I was able to put together two scripts I had already in place to achieve a dead-simple android-receiver on my desktop. The first was a script call ncom which used netcat to send commands across a network and execute them on another machine. The second, bashnotify, was something I was playing around with to get pop-up notifications on track changes in mpd.

Netcat

From the project wiki, I found out that the application will send a broadcast packet on port 10600 in a specific format. After some playing around with test messages I was able to put together the following which successfully echod back the message text in a terminal.

while read -d $'\0'; do
  echo $REPLY
done < <(netcat -z -u -l -p 10600 localhost)

The incoming message doesn’t end with a newline but rather a null character. That’s why using read -d $'\0' and netcats -z option is required. I also found out that I wasn’t getting anything from TCP even though the android app should be broadcasting with both protocols. Using UDP via the -u option seems stable so far.

Dzen

I took the dzen code present in bashnotify and tweaked it a little bit so that the notification temporarily covers my entire status bar and shows the message text:

handle_dzen() {
  local message="$*"

  # dzen settings
  local pipe='/tmp/android-receiver.fifo'
  local delay=4
  local x_offset=0
  local y_offset=0
  local height=17
  local font='Verdana-8'
  local foreground='#ffffba'
  local background='#303030'

  if [[ ! -e "$pipe" ]]; then
    mkfifo "$pipe"
    (dzen2 -ta l -h $height -x $x_offset -y $y_offset \
        -fn "$font" -bg $background -fg $foreground < "$pipe"; rm -f "$pipe") &
  fi

  # todo: make this prettier
  (echo "$message"; sleep $delay) >> "$pipe"
}

And there you go.

The end product is no longer moving my charger away from its normal spot because I’m expecting a call. Instead, I’ll see this:

Android Receiver Screenshot 

The source for this script can be found in my github.

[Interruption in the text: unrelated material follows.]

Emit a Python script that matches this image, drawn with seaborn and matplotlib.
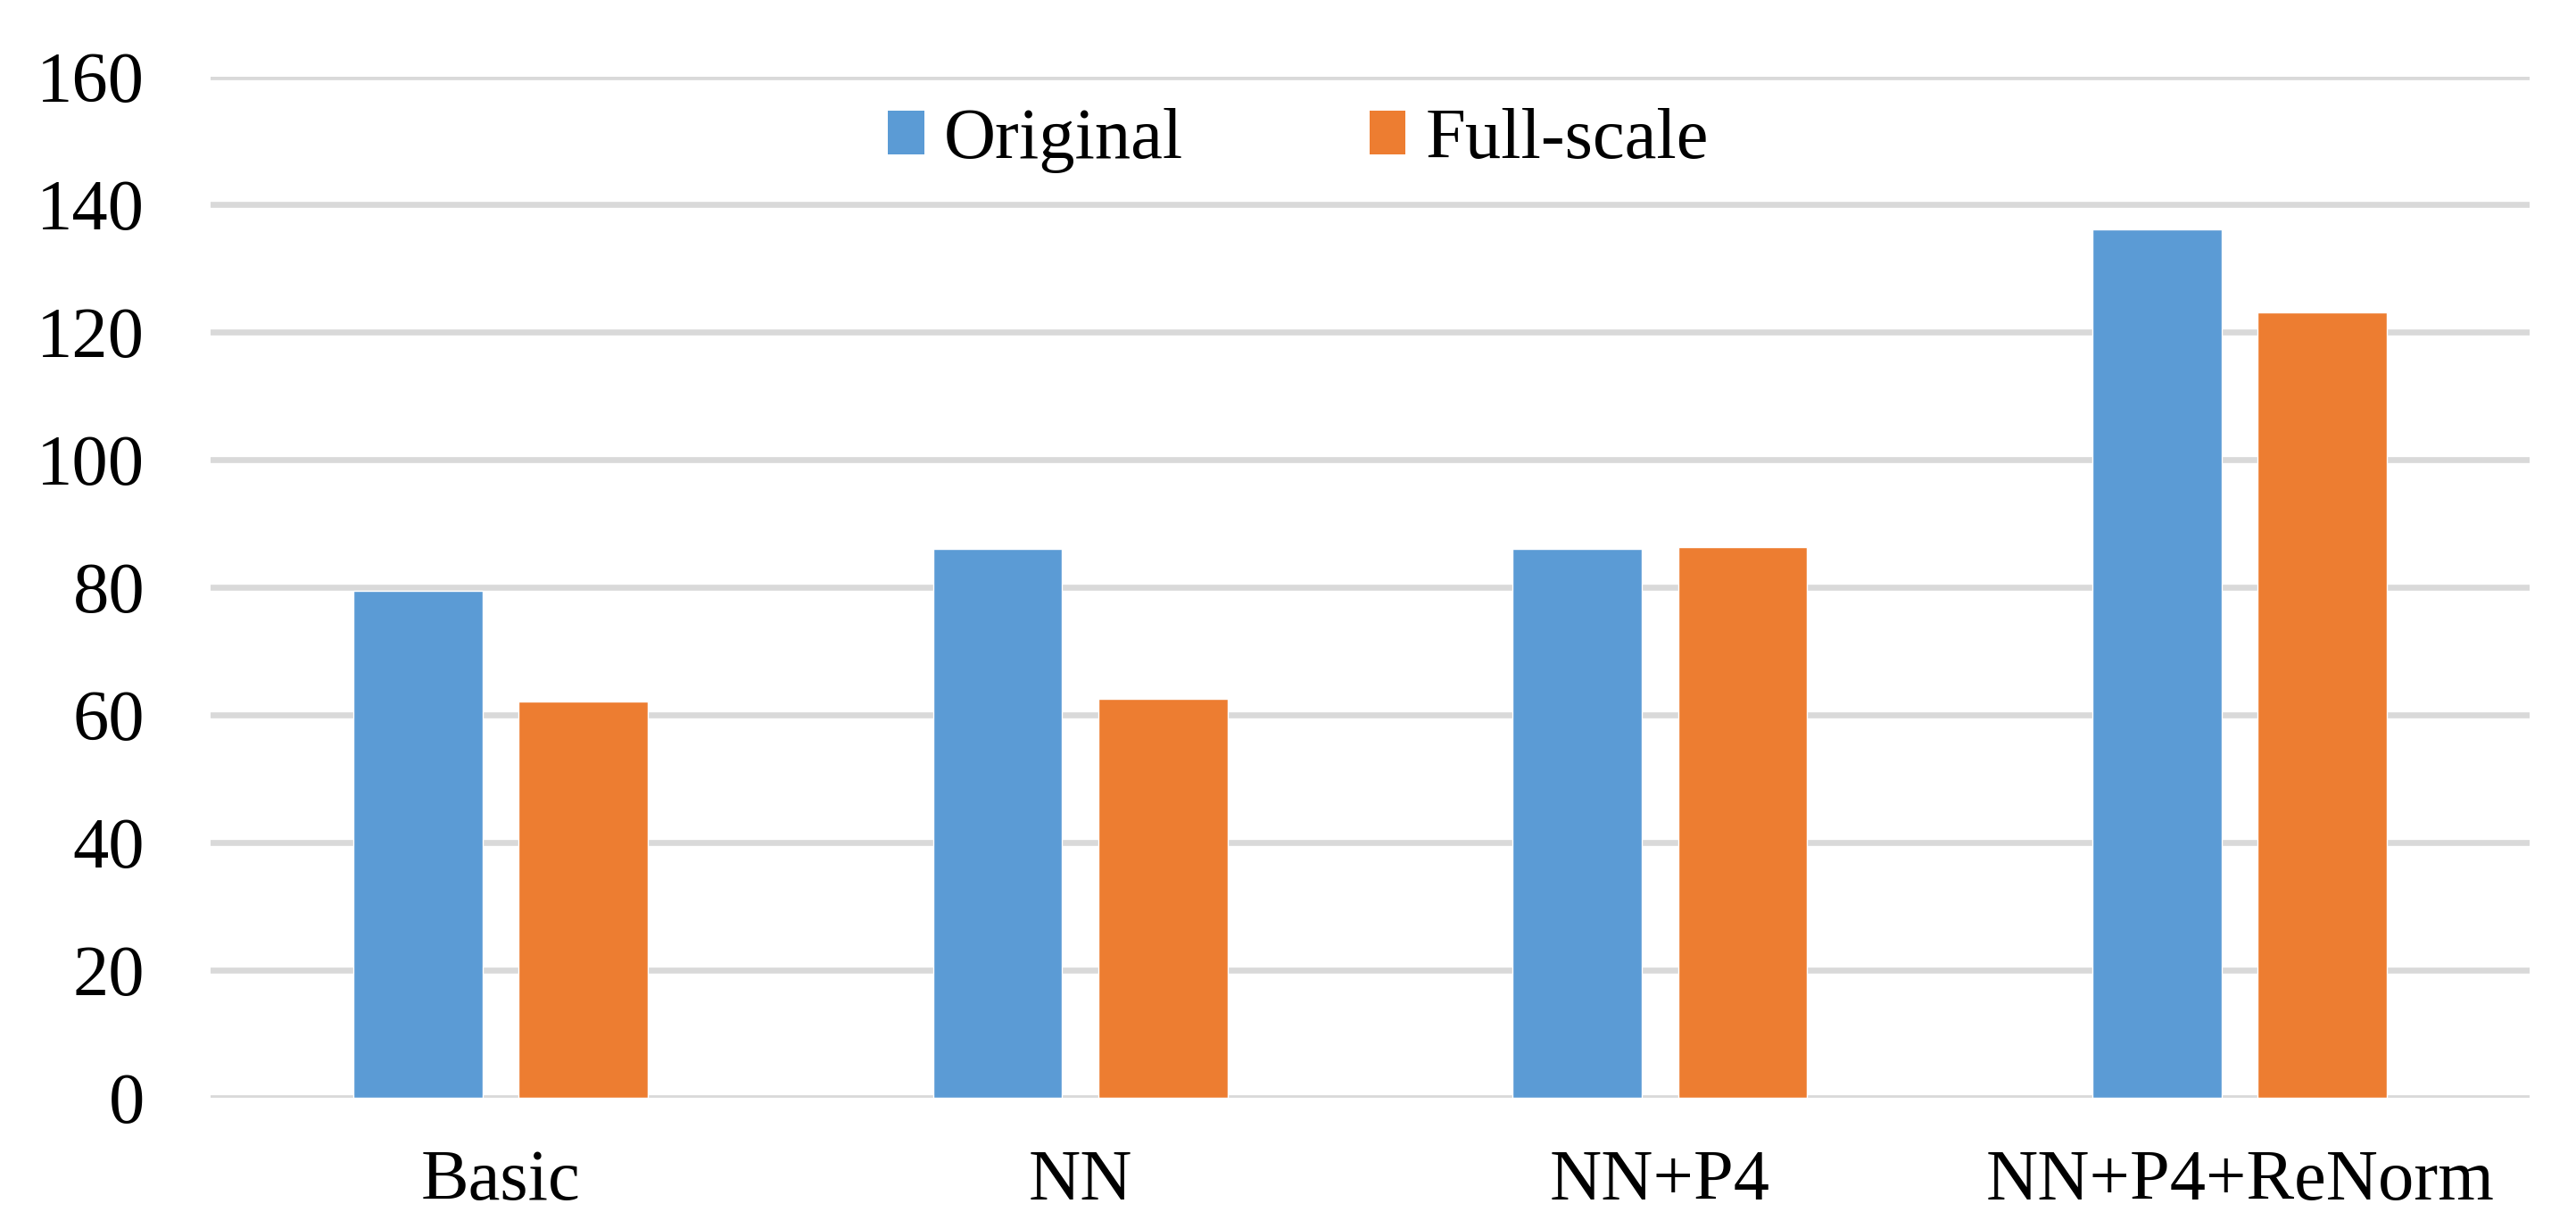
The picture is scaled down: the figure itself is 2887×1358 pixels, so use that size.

In my continued attempts to learn some C, I decided to combine the netcat and message parsing functions of the above into a small C app.

The end result is a nice little program that you can find here. It handles binding to the port, parsing and formatting the message, then handing it off as the first argument to a handler script which is in charge of actually displaying the notification to the user.

To match this functionality, I’ve culled the original script down to only the handle_dzen() function and renamed it to dzen-handler such that it can be used by any application that wants to toss up a brief notification. This script is also available in that android-receiver repo.